How Graph-Enhanced Search Works
You Ask a Question
Type your question in the chat panel.
Entity Recognition
AI identifies entities in your question. For “What’s the relationship between Apple and Google?”, it recognizes “Apple” and “Google” as entities.
Graph Traversal
The system looks up these entities in your knowledge graph and follows their relationships to find connected entities and concepts.
Combined Retrieval
Results from graph traversal are combined with traditional search (semantic + keyword) to find the most relevant passages.
Answer Generation
AI generates a response using passages found through all methods, with citations.
What Graph Retrieval Adds
Finding Indirect Connections
Without graph: Search finds documents mentioning your exact query.
With graph: Search also finds documents about related entities.
Example:
- Question: “What are the risks of Project Aurora?”
- Graph knows: “Project Aurora” → “depends on” → “Cloud Provider X”
- Graph also knows: “Cloud Provider X” → “has history of” → “Security incidents”
- Result: Finds passages about cloud provider risks even if they don’t mention “Aurora”
Cross-Document Discovery
When entities appear in multiple documents, the graph connects them:
- Document A: Mentions “Sarah Chen” is VP of Engineering
- Document B: Discusses engineering team challenges
- Graph connects: Questions about “Sarah Chen” can surface relevant passages from Document B
Relationship-Aware Answers
The graph preserves relationship types, so AI understands not just that things connect, but how:
| Relationship | What AI Learns |
|---|---|
| ”causes” | Causality for “why” questions |
| ”before/after” | Sequence for timeline questions |
| ”manages” | Hierarchy for organizational questions |
| ”uses” | Dependencies for technical questions |
When Graph Retrieval Helps Most
Complex Questions
Questions involving multiple concepts or relationships:
- “How does X affect Y?”
- “What’s the connection between A and B?”

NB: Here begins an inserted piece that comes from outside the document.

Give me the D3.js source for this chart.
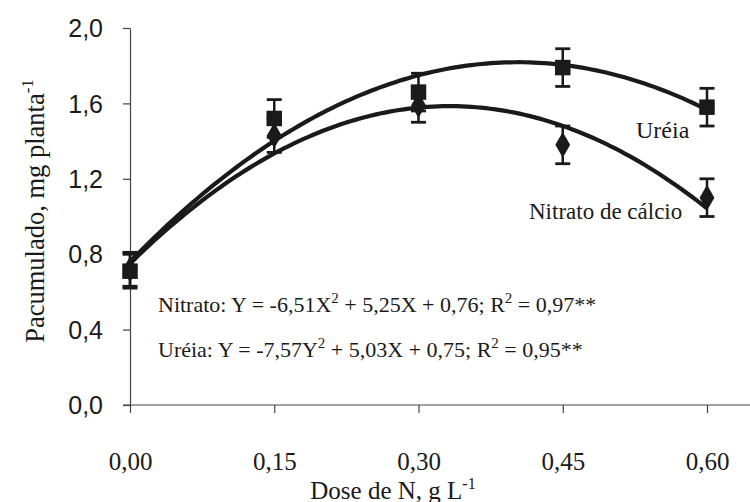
<!DOCTYPE html>
<html><head><meta charset="utf-8">
<script src="https://cdn.jsdelivr.net/npm/d3@7"></script>
<style>body{margin:0;background:#fff}svg{display:block}</style>
</head><body><svg id="c" width="750" height="502"></svg>
<script>
// ---- data ----
const doses = [0, 0.15, 0.30, 0.45, 0.60];
const ureia = [0.71, 1.52, 1.66, 1.79, 1.58];
const ureiaErr = [0.09, 0.10, 0.10, 0.10, 0.10];
const nitrato = [0.72, 1.43, 1.59, 1.38, 1.10];
const nitratoErr = [0.09, 0.09, 0.09, 0.10, 0.10];
// fitted curves (coefficients printed in the chart: a X^2 + b X + c)
const upperCoef = [-6.51, 5.25, 0.76];
const lowerCoef = [-7.57, 5.03, 0.75];
const xTicks = [0, 0.15, 0.30, 0.45, 0.60];
const xTickLabels = ["0,00", "0,15", "0,30", "0,45", "0,60"];
const yTicks = [0, 0.4, 0.8, 1.2, 1.6, 2.0];
const yTickLabels = ["0,0", "0,4", "0,8", "1,2", "1,6", "2,0"];

const svg = d3.select("#c");
const serif = "'Liberation Serif','Times New Roman',serif";
const sans = "'Liberation Sans',Arial,sans-serif";
const ink = "#1a1a1a";

const x = d3.scaleLinear().domain([0, 0.6]).range([130, 707]);
const y = d3.scaleLinear().domain([0, 2]).range([405, 28]);

// y axis
const yAxis = svg.append("g").attr("transform", `translate(${x(0)},0)`)
  .call(d3.axisLeft(y).tickValues(yTicks).tickFormat((d, i) => yTickLabels[i]).tickSize(7).tickSizeOuter(0));
yAxis.select(".domain").attr("stroke", "#444").attr("stroke-width", 1.2);
yAxis.selectAll(".tick line").attr("stroke", "#444").attr("stroke-width", 1.2);
yAxis.selectAll(".tick text").attr("font-family", sans).attr("font-size", 25).attr("fill", ink).attr("x", -27).attr("dy", "0.35em");

// x axis
const xAxis = svg.append("g").attr("transform", `translate(0,${y(0)})`)
  .call(d3.axisBottom(x).tickValues(xTicks).tickFormat((d, i) => xTickLabels[i]).tickSize(8).tickSizeOuter(0));
xAxis.select(".domain").attr("d", `M${x(0) - 7},0H750`).attr("stroke", "#444").attr("stroke-width", 1.2);
xAxis.selectAll(".tick line").attr("stroke", "#444").attr("stroke-width", 1.2);
xAxis.selectAll(".tick text").attr("font-family", serif).attr("font-size", 25).attr("fill", ink).attr("y", 65).attr("dy", "0");

// axis titles
const yt = svg.append("text").attr("transform", "translate(44,211) rotate(-90)")
  .attr("text-anchor", "middle").attr("font-family", serif).attr("font-size", 26.5).attr("fill", ink);
yt.append("tspan").text("Pacumulado, mg planta");
yt.append("tspan").attr("dy", -11).attr("font-size", 17).text("-1");

const xt = svg.append("text").attr("x", 393).attr("y", 499)
  .attr("text-anchor", "middle").attr("font-family", serif).attr("font-size", 25).attr("fill", ink);
xt.append("tspan").text("Dose de N, g L");
xt.append("tspan").attr("dy", -10).attr("font-size", 16).text("-1");

// fitted curves
const xs = d3.range(0, 0.6001, 0.005);
const line = d3.line().x(d => x(d[0])).y(d => y(d[1])).curve(d3.curveLinear);
[upperCoef, lowerCoef].forEach(c => {
  svg.append("path").datum(xs.map(v => [v, c[0] * v * v + c[1] * v + c[2]]))
    .attr("d", line).attr("fill", "none").attr("stroke", ink).attr("stroke-width", 4.2);
});

// error bars + markers
function series(vals, errs, sym) {
  const g = svg.append("g");
  vals.forEach((v, i) => {
    const cx = x(doses[i]);
    g.append("line").attr("x1", cx).attr("x2", cx).attr("y1", y(v - errs[i])).attr("y2", y(v + errs[i]))
      .attr("stroke", ink).attr("stroke-width", 2.5);
    [v - errs[i], v + errs[i]].forEach(e => g.append("line")
      .attr("x1", cx - 7.5).attr("x2", cx + 7.5).attr("y1", y(e)).attr("y2", y(e))
      .attr("stroke", ink).attr("stroke-width", 2.8));
  });
  g.selectAll("path.m").data(vals).join("path").attr("class", "m")
    .attr("transform", (d, i) => `translate(${x(doses[i])},${y(d)})`)
    .attr("d", d3.symbol().type(sym).size(sym === d3.symbolSquare ? 240 : 190))
    .attr("fill", ink);
}
series(nitrato, nitratoErr, d3.symbolDiamond);
series(ureia, ureiaErr, d3.symbolSquare);

// labels
svg.append("text").attr("x", 636).attr("y", 138).attr("font-family", serif).attr("font-size", 24).attr("fill", ink).text("Uréia");
svg.append("text").attr("x", 529).attr("y", 219).attr("font-family", serif).attr("font-size", 23).attr("fill", ink).text("Nitrato de cálcio");

function rich(xp, yp, parts) {
  const t = svg.append("text").attr("x", xp).attr("y", yp).attr("font-family", serif).attr("font-size", 22).attr("fill", ink)
    .attr("xml:space", "preserve");
  let shift = 0;
  parts.forEach(p => {
    if (p.sup) {
      t.append("tspan").attr("dy", -9).attr("font-size", 15).text(p.sup);
      shift = 9;
    } else {
      t.append("tspan").attr("dy", shift).text(p.t);
      shift = 0;
    }
  });
}
rich(158, 312, [{t: "Nitrato: Y = -6,51X"}, {sup: "2"}, {t: " + 5,25X + 0,76; R"}, {sup: "2"}, {t: " = 0,97**"}]);
rich(158, 357, [{t: "Uréia: Y = -7,57Y"}, {sup: "2"}, {t: " + 5,03X + 0,75; R"}, {sup: "2"}, {t: " = 0,95**"}]);
</script></body></html>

- “Who is responsible for…?”
Research Across Many Documents
When you have many sources about related topics:
- Academic papers in a field
- Company documents about a project
- News articles about an industry
Discovering Non-Obvious Connections
Finding relationships you didn’t know existed:
- Shared dependencies
- Common personnel
- Hidden causal chains
Seeing Graph Retrieval in Action
Thinking Stages
When you ask a question, watch the thinking stages:
| Stage | What It Means |
|---|---|
| Graph Search | Finding entities related to your question |
| Traversal | Following relationships in the graph |
These stages show that graph retrieval is being used.
Citations
Responses may include passages that don’t obviously match your keywords. This often means graph retrieval found them through relationships.
Best Practices
Build Rich Graphs
The more sources you add, the more connections the graph can find.
- Add multiple documents about the same topic
- Include different perspectives (papers, reports, articles)
- Let the graph consolidate entities across sources
Ask Relationship Questions
Graph retrieval excels at relationship questions:
| Less Effective | More Effective |
|---|---|
| ”Tell me about Company X" | "How does Company X relate to Market Y?" |
| "What is machine learning?" | "How does machine learning connect to our product?" |
| "Who is John Smith?" | "What’s John Smith’s role in Project Z?” |
Use Entity Names
When you mention specific entities from your sources, the graph can look them up directly:
- “What challenges does Project Aurora face?”
- “How has Sarah Chen contributed to the engineering team?”
- “What are the risks of Cloud Provider X?”
Technical Details
How Results Are Combined
Graph results are merged with traditional search using Reciprocal Rank Fusion (RRF):
- Vector search finds semantically similar passages
- Full-text search finds keyword matches
- Graph retrieval finds relationship-connected passages
- RRF combines rankings from all three methods
This ensures you get the best of all approaches.
Traversal Depth
By default, the graph follows relationships two hops deep:
- Direct: Entities you mention
- 1 hop: Entities directly connected to those
- 2 hops: Entities connected to the connected entities
Deeper traversal finds more connections but may introduce noise.
Scoring by Distance
Passages are scored based on how they were found:
- Direct mention: Highest relevance (1.0)
- 1 hop away: High relevance (0.8)
- 2 hops away: Moderate relevance (0.6)
This ensures directly relevant passages rank higher than distantly connected ones.
Limitations
Graph Needs Data
Graph retrieval only works if:
- Your sources have been processed
- Knowledge graph building completed successfully
- Relevant entities were extracted
Not All Questions Benefit
Simple factual questions may not need graph retrieval:
- “What date was the report published?” (keyword search is enough)
- “What’s the definition of X?” (semantic search handles this)
Graph retrieval adds most value for relationship and connection questions.